De pronto cae un gotón. El cronista alza la vista al cielo y descubre una gran confusión. Le recuerda el mapa de alguna guerra mundial: hay nubes blancas, grises y negras dispuestas como terribles ejércitos sobre un campo todavía azul. Como la borrasca arrecia, los viajeros deciden meterse en el coche y buscar un sitio a cubierto en donde echar un bocado. Acaban a cuatro o cinco kilómetros, entre Cirueña y Ciriñuela, en el campo de golf.

Sentado en una mesa frente al césped recién cortado, con una llovizna mansa cayendo desmayadamente, sin ruido ni furia, sobre un campo ondulado y verde, uno se siente un lord inglés que almuerza alcachofas mientras contempla en silencio la apacible inmensidad de la campiña.

Con el estómago tranquilo, los cronistas entran en Cirueña. Ven algunos peregrinos, ya sin mochilas, que charlan en inglés, en francés y en otros idiomas erizados de consonantes (¿alemán? ¿escandinavo?) frente a la iglesia de San Andrés, una construcción humilde que aprovecha las piedras de alabastro de un templo prerrománico. La plaza del Ayuntamiento está vacía, pero se oye un barullo cercano, un griterío sofocado, como de trinchera. Al meterse por la calle Mayor, encontrarán al pueblo entero (o casi) reunido en el local de la peña Pan y Vino. Comen paella. En un puchero ya están hirviendo el agua para el café. Celebran la Virgen de los Remedios.
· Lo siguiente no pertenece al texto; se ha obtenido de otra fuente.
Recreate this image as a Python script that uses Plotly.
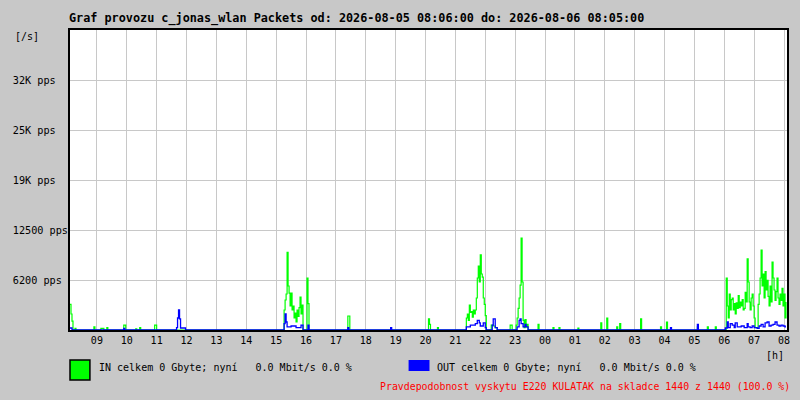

Los cirueños reciben a los visitantes con albricias. Les invitan a arroz o a café con pastas y todos posan sonrientes para la fotografía. Elena, aclamada como portavoz, encarece la «voluntad» de la gente por hacer este tipo de cosas. Este año, por ejemplo, en el antiguo ambulatorio, la Asociación de la Tercera Edad ha montado una exposición titulada «La cocina del abuelo», en la que se recrea cómo eran aquellos hogares del principios del siglo XX. Cirueña es, además, una localidad muy antigua: recibió el «fuero vecinal» más antiguo de La Rioja, en el año 972, aquí se refugió el conde Fernan González cuando huía de los reyes de Pamplona y aquí estuvo instalado el monasterio de San Andrés, un venerable cenobio del que salieron brillantes manuscritos.

El cronista piensa, sin embargo, que todos estos hitos históricos palidecen al lado de un pueblo que, un lunes de septiembre, se junta a comer una paella.